» THE TASK
Only the lines from the start of the data through the line containing "64.5, 66.0, 130];" should be written out, exactly as they are, with both ends included and the pictures left out.

════════════════════

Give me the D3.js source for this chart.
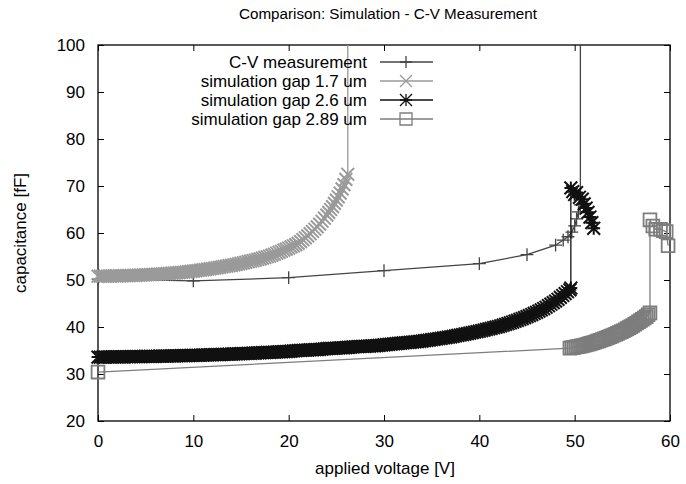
<!DOCTYPE html>
<html>
<head>
<meta charset="utf-8">
<script src="https://cdn.jsdelivr.net/npm/d3@7"></script>
<style>
  body { margin: 0; background: #fff; }
  text { font-family: "Liberation Sans", Arial, Helvetica, sans-serif; fill: #000; }
</style>
</head>
<body>
<svg id="chart"></svg>
<script>
// donnees
const seriesNames = ["C-V measurement", "simulation gap 1.7 um", "simulation gap 2.6 um", "simulation gap 2.89 um"];
const xTicks = [0, 10, 20, 30, 40, 50, 60];
const yTicks = [20, 30, 40, 50, 60, 70, 80, 90, 100];

// mesure C-V (le dernier point sort du cadre)
const voltMeas = [0, 10, 20, 30, 40, 45, 48, 48.8, 49.3, 49.7, 50.0, 50.2, 50.4, 50.6, 50.6];
const capMeas = [50.2, 49.8, 50.5, 52.0, 53.5, 55.4, 57.4, 58.5, 59.2, 60.2, 61.5, 63.0, 64.5, 66.0, 130];

// simulation gap 1.7 um (pas de 0.25 V puis 0.2 V)
const volt17 = [
  0, 0.25, 0.5, 0.75, 1, 1.25, 1.5, 1.75, 2, 2.25, 2.5, 2.75, 3, 3.25, 3.5, 3.75,
  4, 4.25, 4.5, 4.75, 5, 5.25, 5.5, 5.75, 6, 6.25, 6.5, 6.75, 7, 7.25, 7.5, 7.75,
  8, 8.25, 8.5, 8.75, 9, 9.25, 9.5, 9.75, 10, 10.25, 10.5, 10.75, 11, 11.25, 11.5, 11.75,
  12, 12.25, 12.5, 12.75, 13, 13.25, 13.5, 13.75, 14, 14.25, 14.5, 14.75, 15, 15.25, 15.5, 15.75,
  16, 16.25, 16.5, 16.75, 17, 17.25, 17.5, 17.75, 18, 18.25, 18.5, 18.75, 19, 19.25, 19.5, 19.75,
  20, 20.25, 20.5, 20.75, 21, 21.25, 21.5, 21.75, 22, 22.25, 22.5, 22.75, 23, 23.25, 23.5, 23.75,
  24, 24.2, 24.4, 24.6, 24.8, 25.0, 25.2, 25.4, 25.6, 25.8, 26.0, 26.2, 26.2];
const cap17 = [
  50.80, 50.81, 50.81, 50.82, 50.83, 50.84, 50.85, 50.86, 50.87, 50.88, 50.90, 50.91, 50.93, 50.95, 50.96, 50.98,
  51.00, 51.02, 51.04, 51.07, 51.09, 51.12, 51.14, 51.17, 51.20, 51.23, 51.26, 51.30, 51.33, 51.37, 51.40, 51.44,
  51.48, 51.52, 51.56, 51.61, 51.65, 51.71, 51.77, 51.84, 51.90, 51.96, 52.02, 52.09, 52.15, 52.22, 52.30, 52.37,
  52.45, 52.53, 52.61, 52.70, 52.78, 52.87, 52.95, 53.04, 53.13, 53.23, 53.34, 53.44, 53.55, 53.66, 53.77, 53.89,
  54.00, 54.12, 54.25, 54.37, 54.50, 54.65, 54.80, 54.95, 55.10, 55.29, 55.48, 55.69, 55.90, 56.12, 56.35, 56.57,
  56.80, 57.04, 57.28, 57.53, 57.80, 58.18, 58.57, 58.98, 59.40, 59.85, 60.32, 60.80, 61.30, 61.90, 62.50, 63.15,
  63.80, 64.40, 65.00, 65.60, 66.30, 67.00, 67.70, 68.50, 69.40, 70.30, 71.40, 72.50, 130];

// simulation gap 2.6 um (pas de 0.25 V)
const volt26 = [
  0, 0.25, 0.5, 0.75, 1, 1.25, 1.5, 1.75, 2, 2.25, 2.5, 2.75, 3, 3.25, 3.5, 3.75,
  4, 4.25, 4.5, 4.75, 5, 5.25, 5.5, 5.75, 6, 6.25, 6.5, 6.75, 7, 7.25, 7.5, 7.75,
  8, 8.25, 8.5, 8.75, 9, 9.25, 9.5, 9.75, 10, 10.25, 10.5, 10.75, 11, 11.25, 11.5, 11.75,
  12, 12.25, 12.5, 12.75, 13, 13.25, 13.5, 13.75, 14, 14.25, 14.5, 14.75, 15, 15.25, 15.5, 15.75,
  16, 16.25, 16.5, 16.75, 17, 17.25, 17.5, 17.75, 18, 18.25, 18.5, 18.75, 19, 19.25, 19.5, 19.75,
  20, 20.25, 20.5, 20.75, 21, 21.25, 21.5, 21.75, 22, 22.25, 22.5, 22.75, 23, 23.25, 23.5, 23.75,
  24, 24.25, 24.5, 24.75, 25, 25.25, 25.5, 25.75, 26, 26.25, 26.5, 26.75, 27, 27.25, 27.5, 27.75,
  28, 28.25, 28.5, 28.75, 29, 29.25, 29.5, 29.75, 30, 30.25, 30.5, 30.75, 31, 31.25, 31.5, 31.75,
  32, 32.25, 32.5, 32.75, 33, 33.25, 33.5, 33.75, 34, 34.25, 34.5, 34.75, 35, 35.25, 35.5, 35.75,
  36, 36.25, 36.5, 36.75, 37, 37.25, 37.5, 37.75, 38, 38.25, 38.5, 38.75, 39, 39.25, 39.5, 39.75,
  40, 40.25, 40.5, 40.75, 41, 41.25, 41.5, 41.75, 42, 42.25, 42.5, 42.75, 43, 43.25, 43.5, 43.75,
  44, 44.25, 44.5, 44.75, 45, 45.25, 45.5, 45.75, 46, 46.25, 46.5, 46.75, 47, 47.25, 47.5, 47.75,
  48, 48.25, 48.5, 48.75, 49, 49.25, 49.5, 49.6,
  49.6, 49.8, 50.0, 50.2, 50.5, 50.8, 51.0, 51.2, 51.4, 51.6, 51.8, 52.0];
const cap26 = [
  33.60, 33.60, 33.61, 33.61, 33.62, 33.62, 33.63, 33.63, 33.64, 33.65, 33.65, 33.66, 33.67, 33.67, 33.68, 33.69,
  33.70, 33.71, 33.71, 33.72, 33.73, 33.74, 33.75, 33.76, 33.77, 33.78, 33.79, 33.80, 33.81, 33.82, 33.83, 33.84,
  33.86, 33.87, 33.88, 33.89, 33.91, 33.92, 33.93, 33.95, 33.96, 33.98, 33.99, 34.01, 34.02, 34.04, 34.06, 34.07,
  34.09, 34.11, 34.12, 34.14, 34.16, 34.18, 34.20, 34.22, 34.24, 34.26, 34.28, 34.30, 34.32, 34.34, 34.36, 34.39,
  34.41, 34.43, 34.46, 34.48, 34.51, 34.53, 34.56, 34.58, 34.61, 34.63, 34.65, 34.68, 34.70, 34.73, 34.75, 34.78,
  34.80, 34.85, 34.90, 34.95, 35.00, 35.02, 35.05, 35.07, 35.10, 35.13, 35.15, 35.18, 35.20, 35.25, 35.30, 35.35,
  35.40, 35.43, 35.45, 35.48, 35.50, 35.53, 35.55, 35.58, 35.60, 35.65, 35.70, 35.75, 35.80, 35.83, 35.85, 35.88,
  35.90, 35.93, 35.95, 35.98, 36.00, 36.05, 36.10, 36.15, 36.20, 36.25, 36.30, 36.35, 36.40, 36.45, 36.50, 36.55,
  36.60, 36.65, 36.70, 36.75, 36.80, 36.85, 36.90, 36.95, 37.00, 37.08, 37.15, 37.23, 37.30, 37.38, 37.45, 37.53,
  37.60, 37.68, 37.75, 37.83, 37.90, 38.00, 38.10, 38.20, 38.30, 38.40, 38.50, 38.60, 38.70, 38.80, 38.90, 39.00,
  39.10, 39.23, 39.35, 39.48, 39.60, 39.73, 39.85, 39.98, 40.10, 40.25, 40.40, 40.55, 40.70, 40.88, 41.05, 41.23,
  41.40, 41.60, 41.80, 42.00, 42.20, 42.43, 42.65, 42.88, 43.10, 43.38, 43.65, 43.93, 44.20, 44.53, 44.85, 45.18,
  45.50, 45.90, 46.30, 46.70, 47.10, 47.50, 47.90, 48.30,
  69.6, 68.8, 68.2, 68.6, 67.6, 67.2, 66.2, 65.3, 64.4, 63.4, 62.2, 61.0];

// simulation gap 2.89 um (pas de 0.2 V)
const volt289 = [0,
  49.5, 49.7, 49.9, 50.1, 50.3, 50.5, 50.7, 50.9, 51.1, 51.3, 51.5, 51.7, 51.9, 52.1, 52.3, 52.5,
  52.7, 52.9, 53.1, 53.3, 53.5, 53.7, 53.9, 54.1, 54.3, 54.5, 54.7, 54.9, 55.1, 55.3, 55.5, 55.7,
  55.9, 56.1, 56.3, 56.5, 56.7, 56.9, 57.1, 57.3, 57.5, 57.7, 57.9,
  57.9, 58.2, 58.5, 59.0, 59.3, 59.6, 59.8];
const cap289 = [30.4,
  35.50, 35.58, 35.66, 35.74, 35.82, 35.90, 35.98, 36.06, 36.16, 36.28, 36.40, 36.52, 36.64, 36.77, 36.91, 37.05,
  37.19, 37.33, 37.48, 37.64, 37.80, 37.96, 38.12, 38.29, 38.47, 38.65, 38.83, 39.01, 39.21, 39.43, 39.65, 39.87,
  40.09, 40.33, 40.59, 40.85, 41.11, 41.37, 41.64, 41.92, 42.20, 42.60, 43.00,
  62.8, 61.5, 60.8, 60.8, 60.5, 60.3, 57.3];

const allVolt = [voltMeas, volt17, volt26, volt289];
const allCap = [capMeas, cap17, cap26, cap289];
const colors = ["#444", "#9a9a9a", "#111", "#7d7d7d"];
const symbols = ["plus", "cross", "star", "square"];
const markWidth = [1.3, 2, 2, 1.8];

const width = 686, height = 484;
const margin = { top: 45, right: 16, bottom: 63, left: 98 };

const svg = d3.select("#chart").attr("width", width).attr("height", height);

const x = d3.scaleLinear().domain([0, 60]).range([margin.left, width - margin.right]);
const y = d3.scaleLinear().domain([20, 100]).range([height - margin.bottom, margin.top]);

svg.append("clipPath").attr("id", "plotClip")
  .append("rect")
  .attr("x", margin.left).attr("y", margin.top)
  .attr("width", x(60) - x(0)).attr("height", y(20) - y(100));

// forme des symboles (gnuplot)
function symbolPath(type, cx, cy, s) {
  const p = d3.path();
  if (type === "plus" || type === "star") {
    p.moveTo(cx - s, cy); p.lineTo(cx + s, cy);
    p.moveTo(cx, cy - s); p.lineTo(cx, cy + s);
  }
  if (type === "cross" || type === "star") {
    p.moveTo(cx - s, cy - s); p.lineTo(cx + s, cy + s);
    p.moveTo(cx - s, cy + s); p.lineTo(cx + s, cy - s);
  }
  if (type === "square") {
    p.rect(cx - s, cy - s, 2 * s, 2 * s);
  }
  return p.toString();
}

// ticks du cadre (dedans, sur les 4 cotes)
const axisBottom = d3.axisBottom(x).tickValues(xTicks).tickSizeInner(-6).tickSizeOuter(0).tickPadding(14);
const axisLeft = d3.axisLeft(y).tickValues(yTicks).tickSizeInner(-6).tickSizeOuter(0).tickPadding(13);
const axisTop = d3.axisTop(x).tickValues(xTicks).tickSizeInner(-6).tickSizeOuter(0).tickFormat("");
const axisRight = d3.axisRight(y).tickValues(yTicks).tickSizeInner(-6).tickSizeOuter(0).tickFormat("");

const gx = svg.append("g").attr("transform", "translate(0," + y(20) + ")").call(axisBottom);
const gy = svg.append("g").attr("transform", "translate(" + x(0) + ",0)").call(axisLeft);
svg.append("g").attr("transform", "translate(0," + y(100) + ")").call(axisTop);
svg.append("g").attr("transform", "translate(" + x(60) + ",0)").call(axisRight);

svg.selectAll(".domain").remove();
svg.selectAll(".tick line").attr("stroke", "#000").attr("stroke-width", 1);
gx.selectAll("text").attr("font-size", 17).attr("dy", "0.71em");
gy.selectAll("text").attr("font-size", 17);

svg.append("rect")
  .attr("x", x(0)).attr("y", y(100))
  .attr("width", x(60) - x(0)).attr("height", y(20) - y(100))
  .attr("fill", "none").attr("stroke", "#000").attr("stroke-width", 1.3);

// courbes
const line = d3.line().x(d => x(d[0])).y(d => y(d[1]));

allVolt.forEach((volts, i) => {
  const pts = volts.map((v, k) => [v, allCap[i][k]]);
  const g = svg.append("g");
  g.append("path")
    .attr("d", line(pts))
    .attr("clip-path", "url(#plotClip)")
    .attr("fill", "none")
    .attr("stroke", colors[i])
    .attr("stroke-width", 1.3);
  g.selectAll("path.mark")
    .data(pts.filter(d => d[1] <= 100))
    .join("path")
    .attr("class", "mark")
    .attr("d", d => symbolPath(symbols[i], x(d[0]), y(d[1]), 6.4))
    .attr("fill", "none")
    .attr("stroke", colors[i])
    .attr("stroke-width", markWidth[i]);
});

// legende
const legend = svg.append("g");
seriesNames.forEach((name, i) => {
  const ly = 62 + i * 19;
  legend.append("text")
    .attr("x", 367).attr("y", ly)
    .attr("dy", "0.35em")
    .attr("text-anchor", "end")
    .attr("font-size", 17)
    .text(name);
  legend.append("line")
    .attr("x1", 380).attr("x2", 433)
    .attr("y1", ly).attr("y2", ly)
    .attr("stroke", colors[i]).attr("stroke-width", 1.3);
  legend.append("path")
    .attr("d", symbolPath(symbols[i], 406, ly, 6))
    .attr("fill", "none")
    .attr("stroke", colors[i]).attr("stroke-width", 1.3);
});

// titres
svg.append("text")
  .attr("x", 388).attr("y", 19)
  .attr("text-anchor", "middle")
  .attr("font-size", 15.2)
  .text("Comparison: Simulation - C-V Measurement");

svg.append("text")
  .attr("x", 385).attr("y", 474)
  .attr("text-anchor", "middle")
  .attr("font-size", 17)
  .text("applied voltage [V]");

svg.append("text")
  .attr("transform", "translate(26," + y(60) + ") rotate(-90)")
  .attr("text-anchor", "middle")
  .attr("font-size", 17)
  .text("capacitance [fF]");
</script>
</body>
</html>
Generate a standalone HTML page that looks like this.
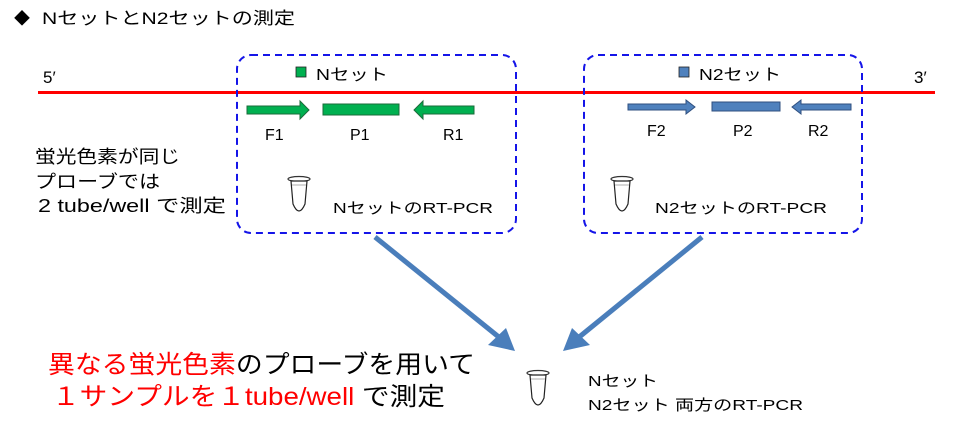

════════════════════

» TASK RESULT
Give me the D3.js source for this chart.
<!DOCTYPE html>
<html>
<head>
<meta charset="utf-8">
<script src="https://cdn.jsdelivr.net/npm/d3@7"></script>
<style>
  body { margin: 0; background: #fff; }
  text { font-family: "Liberation Sans", Arial, Helvetica, sans-serif; fill: #000; }
</style>
</head>
<body>
<svg id="chart"></svg>
<script>
// donnees
const seriesNames = ["C-V measurement", "simulation gap 1.7 um", "simulation gap 2.6 um", "simulation gap 2.89 um"];
const xTicks = [0, 10, 20, 30, 40, 50, 60];
const yTicks = [20, 30, 40, 50, 60, 70, 80, 90, 100];

// mesure C-V (le dernier point sort du cadre)
const voltMeas = [0, 10, 20, 30, 40, 45, 48, 48.8, 49.3, 49.7, 50.0, 50.2, 50.4, 50.6, 50.6];
const capMeas = [50.2, 49.8, 50.5, 52.0, 53.5, 55.4, 57.4, 58.5, 59.2, 60.2, 61.5, 63.0, 64.5, 66.0, 130];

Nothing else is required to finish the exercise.